The Luna-25 craft, Russia’s first space launch to the moon’s surface since the 1970s, entered lunar orbit last Wednesday and was supposed to land as early as Monday. On Saturday afternoon Moscow time, according to Roscosmos, the Russian space agency, the spacecraft received orders to enter an orbit that would set it up for a lunar landing. But an unexplained “emergency situation” occurred, and the orbital adjustment did not occur.

On Sunday, Roscosmos said that measures to find and re-establish contact with the craft had failed, and that it calculated the failure of the adjustment meant that Luna-25 had deviated from its planned orbit and “ceased its existence as a result of a collision with the lunar surface.”

An interagency commission would be formed to investigate the reasons for the failure, it added.

Luna-25, which launched on Aug. 10, was aiming to be the first mission to reach the moon’s south polar region.
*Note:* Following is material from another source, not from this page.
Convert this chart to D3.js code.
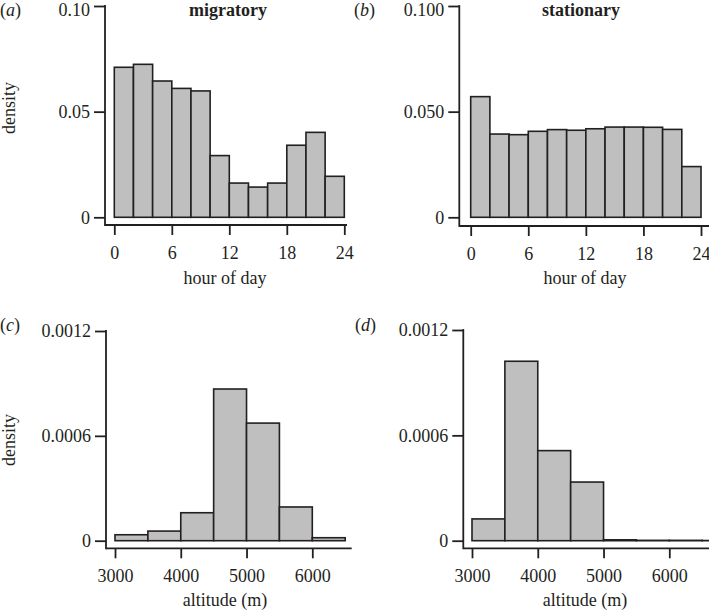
<!DOCTYPE html>
<html>
<head>
<meta charset="utf-8">
<script src="https://cdn.jsdelivr.net/npm/d3@7/dist/d3.min.js"></script>
<style>
  html, body { margin: 0; padding: 0; background: #fff; }
  svg { display: block; }
  text { font-family: "Liberation Serif", "DejaVu Serif", serif; fill: #231f20; }
</style>
</head>
<body>
<svg id="chart" width="709" height="610"></svg>
<script>
// ---------------- DATA ----------------
const hourEdges = [0, 2, 4, 6, 8, 10, 12, 14, 16, 18, 20, 22, 24];
const migratoryHourDensity = [0.0710, 0.0724, 0.0645, 0.0610, 0.0598, 0.0292, 0.0162, 0.0143, 0.0162, 0.0341, 0.0402, 0.0194];
const stationaryHourDensity = [0.0571, 0.0394, 0.0391, 0.0407, 0.0415, 0.0412, 0.0419, 0.0427, 0.0427, 0.0426, 0.0416, 0.0240];

const altEdgesMigratory = [3000, 3500, 4000, 4500, 5000, 5500, 6000, 6500];
const migratoryAltDensity = [0.000034, 0.000055, 0.00016, 0.000868, 0.000673, 0.000193, 0.000017];
const altEdgesStationary = [3000, 3500, 4000, 4500, 5000, 5500, 6000, 6500, 7000];
const stationaryAltDensity = [0.000124, 0.001022, 0.000513, 0.000334, 0.000005, 0.000002, 0.000002, 0.000001];

const hourTicks = [0, 6, 12, 18, 24];
const altTicks = [3000, 4000, 5000, 6000];
const hourYTicksA = [0, 0.05, 0.10];
const hourYLabelsA = ["0", "0.05", "0.10"];
const hourYTicksB = [0, 0.05, 0.10];
const hourYLabelsB = ["0", "0.050", "0.100"];
const altYTicks = [0, 0.0006, 0.0012];
const altYLabels = ["0", "0.0006", "0.0012"];

const panelLetters = ["a", "b", "c", "d"];
const panelTitles = ["migratory", "stationary", "", ""];
const xTitles = ["hour of day", "hour of day", "altitude (m)", "altitude (m)"];
const yTitle = "density";

// ---------------- LAYOUT ----------------
const svg = d3.select("#chart");
const FS = 18;
const INK = "#231f20";
const FILL = "#bfbfc0";

const panels = [
  { edges: hourEdges, values: migratoryHourDensity, xDom: [0, 24], xR: [114.3, 344.3], yDom: [0, 0.10], yR: [217.3, 6],
    yAxisX: 105, xAxisY: 225, xAxisEnd: 347, xTicks: hourTicks, yTicks: hourYTicksA, yLabels: hourYLabelsA, topShift: 4,
    letterPos: [0, 16], titleX: 228, titleY: 16, yTitlePos: [15, 108], xTitlePos: [225, 284] },
  { edges: hourEdges, values: stationaryHourDensity, xDom: [0, 24], xR: [470.7, 701], yDom: [0, 0.10], yR: [217.3, 6],
    yAxisX: 459.3, xAxisY: 226, xAxisEnd: 709, xTicks: hourTicks, yTicks: hourYTicksB, yLabels: hourYLabelsB, topShift: 4,
    letterPos: [354, 16], titleX: 581, titleY: 16, yTitlePos: null, xTitlePos: [585, 284] },
  { edges: altEdgesMigratory, values: migratoryAltDensity, xDom: [3000, 6000], xR: [115, 312.3], yDom: [0, 0.0012], yR: [540.7, 331],
    yAxisX: 106, xAxisY: 548.3, xAxisEnd: 351.7, xTicks: altTicks, yTicks: altYTicks, yLabels: altYLabels, topShift: 0,
    letterPos: [0, 331], titleX: 0, titleY: 0, yTitlePos: [15, 440], xTitlePos: [225, 606] },
  { edges: altEdgesStationary, values: stationaryAltDensity, xDom: [3000, 6000], xR: [472, 669.3], yDom: [0, 0.0012], yR: [540.7, 330],
    yAxisX: 463.3, xAxisY: 548.3, xAxisEnd: 709, xTicks: altTicks, yTicks: altYTicks, yLabels: altYLabels, topShift: 0,
    letterPos: [355, 331], titleX: 0, titleY: 0, yTitlePos: null, xTitlePos: [585, 606] }
];

panels.forEach((p, i) => {
  const g = svg.append("g");
  const x = d3.scaleLinear().domain(p.xDom).range(p.xR);
  const y = d3.scaleLinear().domain(p.yDom).range(p.yR);

  // bars
  const bins = p.values.map((v, k) => ({ x0: p.edges[k], x1: p.edges[k + 1], v }));
  g.append("g").selectAll("rect").data(bins).join("rect")
    .attr("x", d => x(d.x0))
    .attr("width", d => x(d.x1) - x(d.x0))
    .attr("y", d => y(d.v))
    .attr("height", d => y(0) - y(d.v))
    .attr("fill", FILL)
    .attr("stroke", INK)
    .attr("stroke-width", 1.6);

  // y axis
  const yAxis = d3.axisLeft(y).tickValues(p.yTicks)
    .tickFormat((d, k) => p.yLabels[k]).tickSize(11).tickPadding(4).tickSizeOuter(0);
  const ya = g.append("g").attr("transform", `translate(${p.yAxisX},0)`).call(yAxis);
  ya.select(".domain").remove();
  ya.selectAll(".tick line").attr("stroke", INK).attr("stroke-width", 1.8);
  ya.selectAll(".tick text").attr("font-size", FS).attr("font-family", "Liberation Serif").attr("fill", INK)
    .attr("dy", (d, k) => (k === p.yTicks.length - 1 ? p.topShift : 0) + 0.32 * FS);
  g.append("line").attr("x1", p.yAxisX).attr("x2", p.yAxisX)
    .attr("y1", y(p.yDom[1]) - 0.9).attr("y2", p.xAxisY + 0.9)
    .attr("stroke", INK).attr("stroke-width", 1.8);

  // x axis
  const xAxis = d3.axisBottom(x).tickValues(p.xTicks).tickFormat(d3.format("d"))
    .tickSize(10).tickPadding(11).tickSizeOuter(0);
  const xa = g.append("g").attr("transform", `translate(0,${p.xAxisY})`).call(xAxis);
  xa.select(".domain").remove();
  xa.selectAll(".tick line").attr("stroke", INK).attr("stroke-width", 1.8);
  xa.selectAll(".tick text").attr("font-size", FS).attr("font-family", "Liberation Serif").attr("fill", INK);
  g.append("line").attr("x1", p.yAxisX).attr("x2", p.xAxisEnd)
    .attr("y1", p.xAxisY).attr("y2", p.xAxisY)
    .attr("stroke", INK).attr("stroke-width", 1.8);

  // panel letter
  const lt = g.append("text").attr("x", p.letterPos[0]).attr("y", p.letterPos[1]).attr("font-size", FS);
  lt.append("tspan").text("(");
  lt.append("tspan").attr("font-style", "italic").text(panelLetters[i]);
  lt.append("tspan").text(")");

  // title
  if (panelTitles[i]) {
    g.append("text").attr("x", p.titleX).attr("y", p.titleY).attr("text-anchor", "middle")
      .attr("font-size", FS).attr("font-weight", "bold").text(panelTitles[i]);
  }

  // y title
  if (p.yTitlePos) {
    g.append("text").attr("transform", `translate(${p.yTitlePos[0]},${p.yTitlePos[1]}) rotate(-90)`)
      .attr("text-anchor", "middle").attr("font-size", FS).text(yTitle);
  }

  // x title
  g.append("text").attr("x", p.xTitlePos[0]).attr("y", p.xTitlePos[1]).attr("text-anchor", "middle")
    .attr("font-size", FS).text(xTitles[i]);
});
</script>
</body>
</html>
Government space programs and private companies all over Earth are interested in that part of the moon because they believe it may contain water ice that could be used by astronauts for future space missions.

Another country, India, will now get the chance to land the first probe in the lunar south pole’s vicinity. Its Chandrayaan-3 mission launched in July, but it opted for a more roundabout but fuel-efficient route to the moon. It is scheduled to attempt a landing on Wednesday.

That India may succeed after Russia failed would be a blow to President Vladimir V. Putin, who has used Russian achievements in space as part and parcel of his hold on power.